BRIGHTON FRINGE REVIEW: Agent of Influence

In this Dick Barton style cheap spy thriller monologue Rebecca Dunn as Times newspaper fashion and gossip columnist Lady Pamela, conjures up a world of high society, smart clothes, Nazis and the abdication of Edward VIII.

It’s a very tongue in cheek narrative, unconsciously snobbish and at first innocent of the rise of Nazism, Lady Pamela becomes a feisty, gutsy heroine of the Second World War, even parachuting behind enemy lines on a mission of national importance.

It’s a wonderful performance as she gets to know but be friends with “that woman” – the King’s mistress Wallis Simpson. Referred to throughout as “the charwoman”, Lady Pamela finds out the details of her affair with “the silly King”.

From the opening scene when she declares “How can people get so worked up at what’s going on in other people’s countries?” she progresses to a patriotic self-awareness which is humane, well-observed and touchingly humorous.

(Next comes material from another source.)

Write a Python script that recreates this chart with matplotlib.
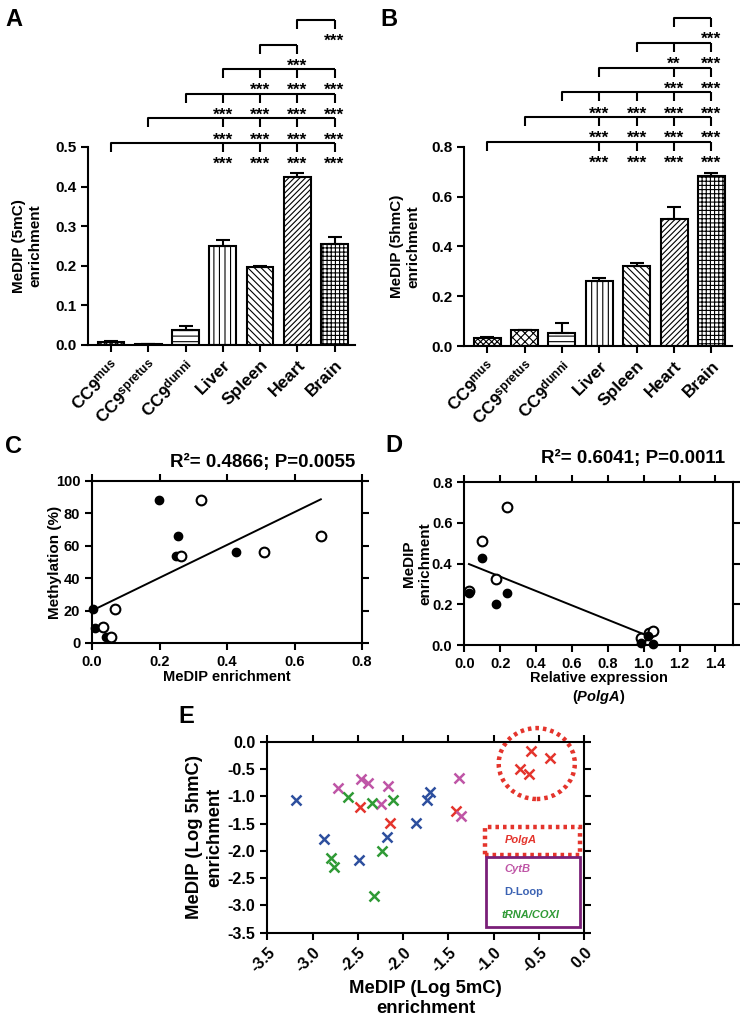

Everyone is defined by the clothes they wear in Lady P’s world and of Wallis she says: “They say she’s a clothes horse but I’d say more horse than clothes.”

One night of passion with her handsome MI5 handler Charlie leads to the amazing revelation: “I can never have children but I try not to think about it.”

When she hears a deadly world-shattering secret from Wallis about the ex-King’s intentions, she is shocked to discover that not only does the British Government already know, but that they plan to cover it up.

And so, her amazing exploits over, she goes off in an air-raid to take shelter.

Playwright Sarah Sigal has created a truly remarkable character who could well have further theatrical outings in other tales .

And in Rebecca Dunn we get a talented creator of many characters who should certainly have a terrific future.

The play, staged by Fluff Productions, runs at the Warren Theatrebox till May 29.